La distanza temporale fra questi due artefici non toglie la diversità di formazione e temperamento dei personaggi: Morris era pittore-poeta, Wedwood un imprenditore, seppur entrambi legati dal senso della ricerca e della sperimentazione. Entrambi sono citati nella storiografia del design come basilari pionieri, ma lo scarto nella concezione del rapporto arte-macchina li pone a guida di due linee parallele nella concezione delle arti applicate e non solo, due linee che alimentano l’animoso dibattito lungo tutto quel secolo e molto oltre, che ha teso a separare l’arte dalla tecnica, con esiti talvolta deleteri. Qui ritorna la differenza epocale, quel secolo che fa cogliere a Morris le degenerazioni insite in ogni progresso incontrollato. Il sogno medievele di Morris, vi agisce al suo tempo da ammortizzatore, come in fondo lo era stata la visione neoclassica, pur nell’impeto pre-romantico di “meravigliose invenzioni”.
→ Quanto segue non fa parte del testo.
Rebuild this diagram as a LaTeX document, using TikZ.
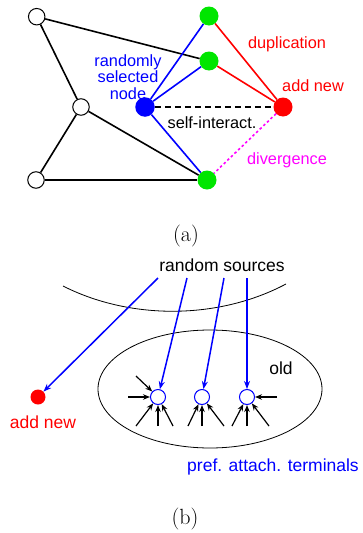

E l’Italia? L’energia italiana dell’Ottocento è soprattutto impiegata nella “fabbrica” unitaria: D’altronde il ritardo tecnologico è almeno servito a perfezionarne l’innato senso artigianale; quanto alla tradizione classica, è intimamente metabolizzata. Il problema del progresso si pone fortemente nei termini di questa tradizione: tralasciando la corsa alla “novità” e puntando alla “trasmissione”, ad una corretta divulgazione, incentivata dalla crescente richiesta di maestranza artigianale e artisti decoratori e che l’imperante stile eclettico richiedeva ovunque sul mercato. Su tali presupposti si fonda la concezione delle Scuole Superiori d’Arte Applicata all’Industria, da tempo al centro del dibattito europeo sull’importanza del tirocinio formativo dell’artigiano e il suo collegamento alle istituzioni artistico-accademiche, come già aveva sostenuto Gottfried Semper. In Italia fu interprete di tale esigenza Camillo Boito, tuonando sulla totale insensatezza culturale e economica di una tale separazione:

 

…tentano di distinguere le arti superiori dalle arti applicate alle industrie, o più brevemente industriali, col dire che le prime intendono al bello, le seconde all’utile. Non so veramente se le prime guardino sempre al bello, massime al dì d’oggi. Nego che le seconde mirino all’utile, perché all’utile mira l’industria; ma forse si vuol significare che intendono abbellire l’utile, il che nella maggior parte dei casi è vero. […] All’opposto la legge sulle scuole d’arte applicata alle industrie, presentata alla camera dei deputati […] torna a sanzionare il distacco assoluto fra le arti cosiddette superiori e le arti cosiddette decorative e industriali, fra i musei di queste e i musei di quelle […]. Non c’è altro che togliere questa (l’arte minore) al Ministero di Agricoltura e Industria e Commercio per darla alla Direzione Centrale di Antichità e Belle Arti. E la faccenda s’andrebbe allargando. Entrerebbero in campo le scuole d’arti e mestieri, […] forse le scuole del museo industriale di Torino […]. Eppure io non posso staccarmi dalla visione di una grande Direzione Generale di Antichità e Belle arti […] la quale riunisse insieme le cose che non si possono ragionevolmente scindere: musei e arti belle, musei e scuole di arte applicata alle industrie" (C. Boito, "Le scuole di architettura di belle arti e di arti industriali", Nuova Antologia, 1890, V27, 41-51).